On Ldpc Code Ensembles With Generalized Constraints

In this paper, we analyze the tradeoff between coding rate and asymptotic performance of a class of generalized low-density parity-check (GLDPC) codes constructed by including a certain fraction of generalized constraint (GC) nodes in the graph. The rate of the GLDPC ensemble is bounded using classical results on linear block codes, namely Hamming bound and Varshamov bound. We also study the impact of the decoding method used at GC nodes. To incorporate both bounded-distance (BD) and Maximum Likelihood (ML) decoding at GC nodes into our analysis without having to resort on multi-edge type of degree distributions (DDs), we propose the probabilistic peeling decoder (P-PD) algorithm, which models the decoding step at every GC node as an instance of a Bernoulli random variable with a success probability that depends on the GC block code and its decoding algorithm.
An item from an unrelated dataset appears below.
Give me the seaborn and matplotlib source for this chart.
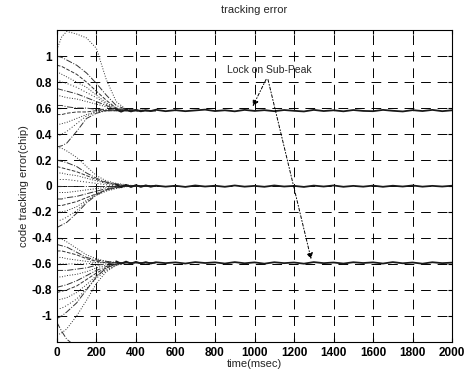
import matplotlib
matplotlib.use("Agg")
import matplotlib.pyplot as plt
import seaborn as sns

# time knots (msec) for the transient part of each curve
t_knots = [0, 25, 50, 100, 150, 200, 250, 300, 350, 400, 500]

# curves converging to the sub-peak at +0.58
upper_curves = [
    [1.05, 1.15, 1.19, 1.17, 1.14, 1.06, 0.82, 0.65, 0.59, 0.585, 0.58],
    [1.00, 0.99, 0.97, 0.93, 0.87, 0.79, 0.70, 0.62, 0.59, 0.585, 0.58],
    [0.93, 0.92, 0.90, 0.86, 0.80, 0.73, 0.66, 0.60, 0.585, 0.58, 0.58],
    [0.88, 0.86, 0.84, 0.80, 0.76, 0.70, 0.64, 0.60, 0.585, 0.58, 0.58],
    [0.82, 0.80, 0.79, 0.76, 0.72, 0.68, 0.63, 0.595, 0.58, 0.58, 0.58],
    [0.75, 0.74, 0.73, 0.71, 0.68, 0.65, 0.62, 0.59, 0.58, 0.58, 0.58],
    [0.70, 0.69, 0.68, 0.67, 0.65, 0.63, 0.61, 0.59, 0.58, 0.58, 0.58],
    [0.62, 0.62, 0.61, 0.60, 0.60, 0.59, 0.59, 0.585, 0.58, 0.58, 0.58],
    [0.55, 0.55, 0.56, 0.57, 0.57, 0.58, 0.58, 0.58, 0.58, 0.58, 0.58],
    [0.47, 0.48, 0.49, 0.52, 0.55, 0.57, 0.58, 0.58, 0.58, 0.58, 0.58],
    [0.38, 0.40, 0.42, 0.48, 0.54, 0.57, 0.58, 0.58, 0.58, 0.58, 0.58],
    [0.30, 0.31, 0.33, 0.42, 0.52, 0.56, 0.58, 0.58, 0.58, 0.58, 0.58],
]

# curves converging to the main peak at 0
middle_curves = [
    [0.30, 0.29, 0.27, 0.22, 0.15, 0.08, 0.04, 0.02, 0.01, 0.0, 0.0],
    [0.20, 0.19, 0.18, 0.15, 0.10, 0.06, 0.03, 0.015, 0.005, 0.0, 0.0],
    [0.15, 0.14, 0.13, 0.11, 0.08, 0.05, 0.025, 0.01, 0.0, 0.0, 0.0],
    [0.10, 0.10, 0.09, 0.08, 0.06, 0.04, 0.02, 0.01, 0.0, 0.0, 0.0],
    [0.05, 0.05, 0.05, 0.04, 0.03, 0.02, 0.01, 0.0, 0.0, 0.0, 0.0],
    [0.00, 0.00, 0.00, 0.00, 0.00, 0.00, 0.00, 0.00, 0.0, 0.0, 0.0],
    [-0.05, -0.05, -0.05, -0.04, -0.03, -0.02, -0.01, 0.0, 0.0, 0.0, 0.0],
    [-0.10, -0.10, -0.09, -0.08, -0.06, -0.04, -0.02, -0.01, 0.0, 0.0, 0.0],
    [-0.15, -0.15, -0.14, -0.12, -0.09, -0.06, -0.03, -0.015, 0.0, 0.0, 0.0],
    [-0.20, -0.20, -0.19, -0.16, -0.11, -0.07, -0.04, -0.02, -0.005, 0.0, 0.0],
    [-0.27, -0.26, -0.24, -0.19, -0.12, -0.06, -0.03, -0.01, 0.0, 0.0, 0.0],
    [-0.32, -0.30, -0.28, -0.21, -0.13, -0.07, -0.03, -0.01, 0.0, 0.0, 0.0],
]

# curves converging to the sub-peak at -0.59
lower_curves = [
    [-0.40, -0.41, -0.43, -0.48, -0.53, -0.56, -0.58, -0.59, -0.59, -0.59, -0.59],
    [-0.45, -0.46, -0.47, -0.51, -0.55, -0.57, -0.58, -0.59, -0.59, -0.59, -0.59],
    [-0.50, -0.50, -0.51, -0.53, -0.56, -0.58, -0.59, -0.59, -0.59, -0.59, -0.59],
    [-0.55, -0.55, -0.56, -0.57, -0.58, -0.59, -0.59, -0.59, -0.59, -0.59, -0.59],
    [-0.60, -0.60, -0.60, -0.60, -0.60, -0.59, -0.59, -0.59, -0.59, -0.59, -0.59],
    [-0.65, -0.65, -0.65, -0.64, -0.63, -0.61, -0.60, -0.59, -0.59, -0.59, -0.59],
    [-0.70, -0.70, -0.69, -0.68, -0.66, -0.63, -0.61, -0.60, -0.59, -0.59, -0.59],
    [-0.78, -0.77, -0.76, -0.73, -0.69, -0.65, -0.62, -0.60, -0.59, -0.59, -0.59],
    [-0.82, -0.81, -0.80, -0.77, -0.72, -0.67, -0.63, -0.60, -0.59, -0.59, -0.59],
    [-0.88, -0.87, -0.86, -0.82, -0.76, -0.69, -0.64, -0.61, -0.59, -0.59, -0.59],
    [-0.95, -0.94, -0.92, -0.87, -0.79, -0.71, -0.65, -0.61, -0.59, -0.59, -0.59],
    [-1.02, -1.00, -0.97, -0.90, -0.80, -0.70, -0.63, -0.60, -0.59, -0.59, -0.59],
    [-1.15, -1.13, -1.10, -1.00, -0.88, -0.75, -0.66, -0.61, -0.59, -0.59, -0.59],
    [-1.05, -1.12, -1.18, -1.24, -1.26, -1.26, -1.26, -1.26, -1.26, -1.26, -1.26],
]

# steady-state (noisy) tracks after convergence
t_band = [300, 325, 350, 375, 400, 425, 450, 475, 500, 550, 600, 650, 700, 750, 800,
          850, 900, 950, 1000, 1050, 1100, 1150, 1200, 1250, 1300, 1350, 1400,
          1450, 1500, 1550, 1600, 1650, 1700, 1750, 1800, 1850, 1900, 1950, 2000]
upper_band = [0.590, 0.572, 0.588, 0.574, 0.586, 0.575, 0.584, 0.577, 0.587, 0.576,
              0.584, 0.576, 0.582, 0.588, 0.577, 0.583, 0.575, 0.586, 0.578, 0.584,
              0.576, 0.585, 0.579, 0.574, 0.586, 0.577, 0.583, 0.575, 0.585, 0.578,
              0.576, 0.586, 0.579, 0.574, 0.584, 0.577, 0.586, 0.576, 0.583]
middle_band = [0.012, -0.010, 0.009, -0.008, 0.007, -0.007, 0.005, -0.006, 0.003, -0.005,
               0.002, -0.007, 0.004, -0.004, 0.002, -0.006, 0.004, -0.005, 0.001, -0.006,
               0.004, -0.004, 0.001, -0.007, 0.003, -0.004, 0.004, -0.006, 0.001, -0.005,
               0.003, -0.006, 0.002, -0.004, 0.004, -0.005, 0.001, -0.004, 0.002]
lower_band = [-0.580, -0.598, -0.582, -0.597, -0.584, -0.596, -0.586, -0.597, -0.587, -0.594,
              -0.588, -0.597, -0.586, -0.593, -0.588, -0.597, -0.586, -0.595, -0.588, -0.598,
              -0.587, -0.594, -0.589, -0.598, -0.586, -0.594, -0.589, -0.597, -0.587, -0.593,
              -0.588, -0.597, -0.586, -0.595, -0.589, -0.598, -0.587, -0.594, -0.590]

x_ticks = [0, 200, 400, 600, 800, 1000, 1200, 1400, 1600, 1800, 2000]
y_ticks = [-1, -0.8, -0.6, -0.4, -0.2, 0, 0.2, 0.4, 0.6, 0.8, 1]
y_tick_labels = ["-1", "-0.8", "-0.6", "-0.4", "-0.2", "0", "0.2", "0.4", "0.6", "0.8", "1"]

annot_text = "Lock on Sub-Peak"
annot_xy = (1075, 0.89)
arrow_start = (1065, 0.84)
arrow_targets = [(985, 0.595), (1290, -0.585)]

sns.set_style("white")
plt.rcParams["font.family"] = ["Liberation Sans", "DejaVu Sans"]

fig = plt.figure(figsize=(4.70, 3.72), dpi=100)
ax = fig.add_axes([0.121, 0.081, 0.841, 0.838])

styles = [":", "-.", "--", ":", (0, (1, 2)), "-."]
i = 0
for group in (upper_curves, middle_curves, lower_curves):
    for vals in group:
        sns.lineplot(x=t_knots, y=vals, ax=ax, color="#333333", lw=0.7,
                     linestyle=styles[i % len(styles)], estimator=None)
        i += 1

for band in (upper_band, middle_band, lower_band):
    sns.lineplot(x=t_band, y=band, ax=ax, color="#1a1a1a", lw=1.3, estimator=None)

ax.set_xlim(0, 2000)
ax.set_ylim(-1.2, 1.2)
ax.set_xticks(x_ticks)
ax.set_xticklabels([str(v) for v in x_ticks])
ax.set_yticks(y_ticks)
ax.set_yticklabels(y_tick_labels)
ax.grid(True, color="black", linestyle=(0, (10, 7)), lw=0.7)
ax.tick_params(direction="in", length=3, labelsize=8.5, colors="black",
               top=True, right=True, bottom=True, left=True)
for lab in ax.get_xticklabels() + ax.get_yticklabels():
    lab.set_fontweight("bold")
for sp in ax.spines.values():
    sp.set_color("black")
    sp.set_linewidth(0.8)

ax.set_title("tracking error", fontsize=8, pad=12)
ax.set_xlabel("time(msec)", fontsize=8, labelpad=0)
ax.set_ylabel("code tracking error(chip)", fontsize=8, labelpad=2)

ax.text(annot_xy[0], annot_xy[1], annot_text, fontsize=7.5, ha="center", va="center")
for tgt in arrow_targets:
    ax.annotate("", xy=tgt, xytext=arrow_start,
                arrowprops=dict(arrowstyle="-|>", color="black", lw=0.7,
                                linestyle=(0, (3, 2, 1, 2)), mutation_scale=9))

fig.savefig("out.png", dpi=100, facecolor="white")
The P-PD asymptotic performance over the BEC can be efficiently predicted using standard techniques for LDPC codes such as density evolution (DE) or the differential equation method. Furthermore, for a class of GLDPC ensembles, we demonstrate that the simulated P-PD performance accurately predicts the actual performance of the GLPDC code. We illustrate our analysis for GLDPC code ensembles using (2, 6) and (2, 15) base DDs. In all cases, we show that a large fraction of GC nodes is required to reduce the original gap to capacity.